::: Data for processing :::
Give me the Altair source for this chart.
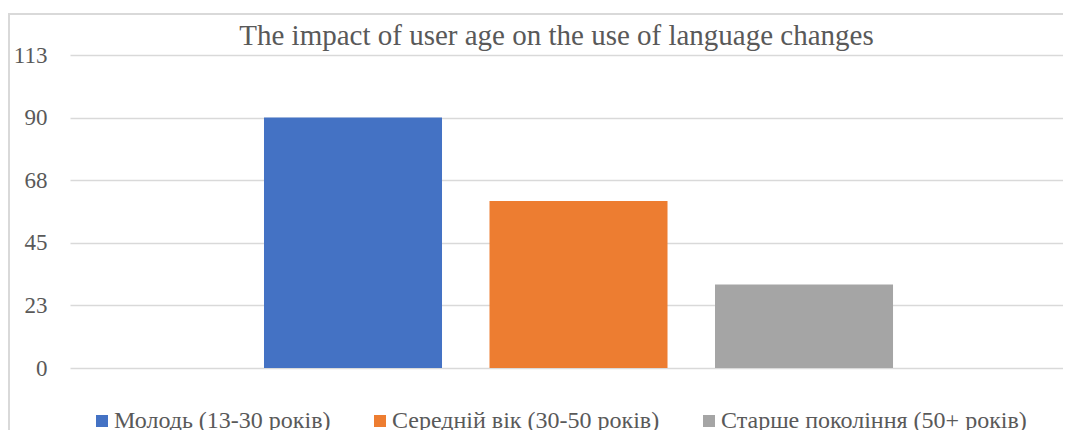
import altair as alt
import pandas as pd

# ---- data ----
series = ["Молодь (13-30 років)", "Середній вік (30-50 років)", "Старше покоління (50+ років)"]
values = [90, 60, 30]
colors = ["#4472C4", "#ED7D31", "#A5A5A5"]
tick_values = [0, 22.5, 45, 67.5, 90, 112.5]
tick_labels = ["0", "23", "45", "68", "90", "113"]
title_text = "The impact of user age on the use of language changes"

df = pd.DataFrame({"series": series, "value": values})


def _key(v):
    s = str(v)
    return s[:-2] if s.endswith(".0") else s


label_map = ", ".join(f"'{_key(v)}': '{l}'" for v, l in zip(tick_values, tick_labels))
label_expr = "({" + label_map + "})[toString(datum.value)]"

FONT = "Liberation Serif"
GRID = "#d9d9d9"
TEXT = "#595959"

bars = alt.Chart(df).mark_bar().encode(
    x=alt.X("series:N", sort=series, axis=None,
            scale=alt.Scale(paddingInner=0.2106, paddingOuter=0.807, align=0.533)),
    y=alt.Y("value:Q",
            scale=alt.Scale(domain=[0, 112.5], nice=False, zero=True),
            axis=alt.Axis(values=tick_values, labelExpr=label_expr, title=None,
                          domain=False, ticks=False, grid=True, gridColor=GRID,
                          gridWidth=1.6, labelFont=FONT, labelFontSize=23,
                          labelColor=TEXT, labelPadding=23)),
    color=alt.Color("series:N", sort=series,
                    scale=alt.Scale(domain=series, range=colors),
                    legend=alt.Legend(title=None, orient="none", legendX=20, legendY=354,
                                      direction="horizontal", symbolType="square",
                                      symbolSize=144, symbolStrokeWidth=0,
                                      labelFont=FONT, labelFontSize=24, labelColor=TEXT,
                                      labelOffset=0, columnPadding=37, padding=0,
                                      labelLimit=0)),
)

one = alt.Data(values=[{"k": 1}])
frame_top = alt.Chart(one).mark_rule(color=GRID, strokeWidth=2).encode(
    x=alt.value(-62), x2=alt.value(993), y=alt.value(-41))
frame_left = alt.Chart(one).mark_rule(color=GRID, strokeWidth=2).encode(
    x=alt.value(-61), y=alt.value(-41), y2=alt.value(380))
title = alt.Chart(one).mark_text(font=FONT, fontSize=29, color=TEXT, align="center",
                                 baseline="alphabetic").encode(
    x=alt.value(486.5), y=alt.value(-10), text=alt.value(title_text))

chart = alt.layer(frame_top, frame_left, bars, title).properties(
    width=993, height=313,
    autosize=alt.AutoSizeParams(type="none"),
    padding={"left": 62, "top": 47, "right": 0, "bottom": 62},
).configure(font=FONT).configure_view(stroke=None)

chart.save("out.html", embed_options={"renderer": "svg", "actions": False})
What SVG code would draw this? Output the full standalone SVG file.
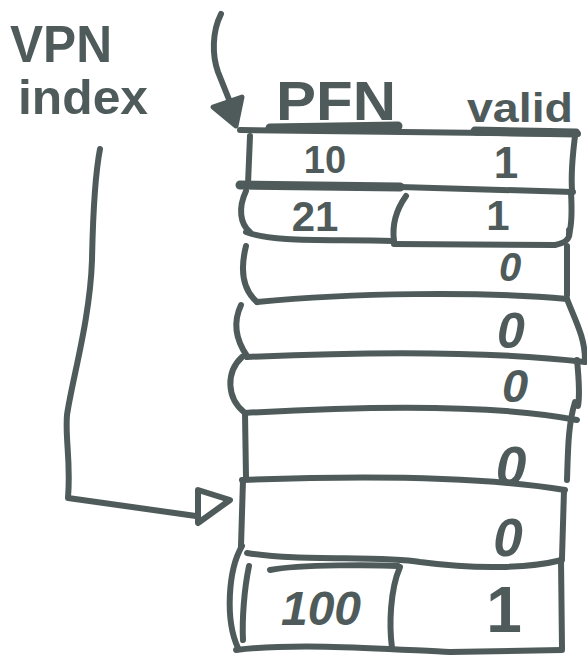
<svg xmlns="http://www.w3.org/2000/svg" width="587" height="661" viewBox="0 0 587 661">
  <style>
    .ink { fill: none; stroke: #4f5b5b; stroke-width: 6; stroke-linecap: round; stroke-linejoin: round; }
    .heavy { stroke-width: 9; }
    .hand { fill: #4f5b5b; font-family: "Liberation Sans", "DejaVu Sans", sans-serif; font-weight: bold; }
    .cell { text-anchor: middle; }
    .zero { text-anchor: middle; font-style: italic; }
  </style>
  <rect width="587" height="661" fill="#ffffff"/>

  <!-- labels -->
  <g id="vpn-index">
    <text class="hand" x="10" y="62" font-size="52" textLength="102" lengthAdjust="spacingAndGlyphs">VPN</text>
    <text class="hand" x="18" y="114" font-size="48" textLength="130" lengthAdjust="spacingAndGlyphs">index</text>
  </g>
  <g id="pfn-header">
    <text class="hand" x="276" y="120" font-size="55" textLength="120" lengthAdjust="spacingAndGlyphs">PFN</text>
  </g>
  <g id="valid-header">
    <text class="hand" x="467" y="122" font-size="40" textLength="106" lengthAdjust="spacingAndGlyphs">valid</text>
  </g>

  <!-- page table rows -->
  <g id="table-top">
    <path class="ink" d="M240,130 L578,134"/>
    <path class="ink heavy" d="M270,128 L398,126"/>
    <path class="ink heavy" d="M475,131 L576,133"/>
  </g>
  <g id="row-1">
    <path class="ink" d="M250,136 L248,184"/>
    <path class="ink" d="M575,136 C572,160 571,175 572,190"/>
    <path class="ink heavy" d="M240,185 L400,187"/>
    <path class="ink" d="M400,187 L573,192"/>
    <text class="hand cell" x="325" y="173" font-size="38">10</text>
    <text class="hand cell" x="506" y="178" font-size="44">1</text>
  </g>
  <g id="row-2">
    <path class="ink" d="M246,191 C238,208 240,224 250,232"/>
    <path class="ink" d="M246,232 C275,243 330,239 393,241"/>
    <path class="ink" d="M406,196 C396,210 392,226 394,241"/>
    <path class="ink" d="M571,192 C572,210 572,225 569,234"/>
    <path class="ink" d="M394,244 L555,245 C566,243 571,238 569,230"/>
    <text class="hand cell" x="315" y="231" font-size="42">21</text>
    <text class="hand cell" x="498" y="230" font-size="42">1</text>
  </g>
  <g id="row-3">
    <path class="ink" d="M246,246 C240,270 243,290 257,302"/>
    <path class="ink" d="M567,246 L567,295"/>
    <path class="ink" d="M257,302 C350,293 480,291 567,299"/>
    <text class="hand zero" x="510" y="281" font-size="40">0</text>
  </g>
  <g id="row-4">
    <path class="ink" d="M241,305 C233,322 236,340 247,356"/>
    <path class="ink" d="M567,299 C575,320 585,337 585,360"/>
    <path class="ink" d="M247,357 C380,351 500,352 585,362"/>
    <text class="hand zero" x="511" y="348" font-size="50">0</text>
  </g>
  <g id="row-5">
    <path class="ink" d="M242,357 C226,372 226,398 245,413"/>
    <path class="ink" d="M577,360 C579,380 580,395 578,406"/>
    <path class="ink" d="M245,413 C380,405 500,405 577,420"/>
    <text class="hand zero" x="515" y="402" font-size="47">0</text>
  </g>
  <g id="row-6">
    <path class="ink" d="M245,413 L246,478"/>
    <path class="ink" d="M575,402 C568,425 568,450 567,480"/>
    <path class="ink" d="M242,480 C350,476 480,476 565,490"/>
    <text class="hand zero" x="511" y="485" font-size="55">0</text>
  </g>
  <g id="row-7">
    <path class="ink" d="M243,480 L241,546"/>
    <path class="ink" d="M564,490 L562,558"/>
    <path class="ink" d="M247,553 C300,562 380,555 420,562 C480,570 530,568 562,560"/>
    <text class="hand zero" x="508" y="556" font-size="53">0</text>
  </g>
  <g id="row-8">
    <path class="ink" d="M242,546 C228,570 225,620 238,648"/>
    <path class="ink" d="M249,566 C244,590 242,620 243,640"/>
    <path class="ink" d="M270,570 C300,564 380,565 398,566"/>
    <path class="ink" d="M400,567 C390,590 389,625 392,648"/>
    <path class="ink" d="M561,560 L562,648"/>
    <path class="ink" d="M236,650 C300,642 400,650 450,652 L562,650"/>
    <text class="hand cell" x="321" y="625" font-size="48" font-style="italic">100</text>
    <text class="hand cell" x="504" y="632" font-size="64">1</text>
  </g>

  <!-- connectors -->
  <g id="connectors">
    <path class="ink" d="M221,14 C212,32 212,55 218,72 L230,102"/>
    <polygon points="213,107 242,97 236,126" fill="#4f5b5b" stroke="#4f5b5b" stroke-width="5" stroke-linejoin="round"/>
    <path class="ink" d="M100,149 C95,175 93,210 92,260 C90,320 72,380 67,415 C65,440 71,460 68,498 L196,516"/>
    <path class="ink" d="M198,490 L230,500 L198,523 Z"/>
  </g>
</svg>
:::
## Description of the task:
Pick out the lines above containing the word "this", then copy them.

## Reply:
Give me the Altair source for this chart.
What SVG code would draw this? Output the full standalone SVG file.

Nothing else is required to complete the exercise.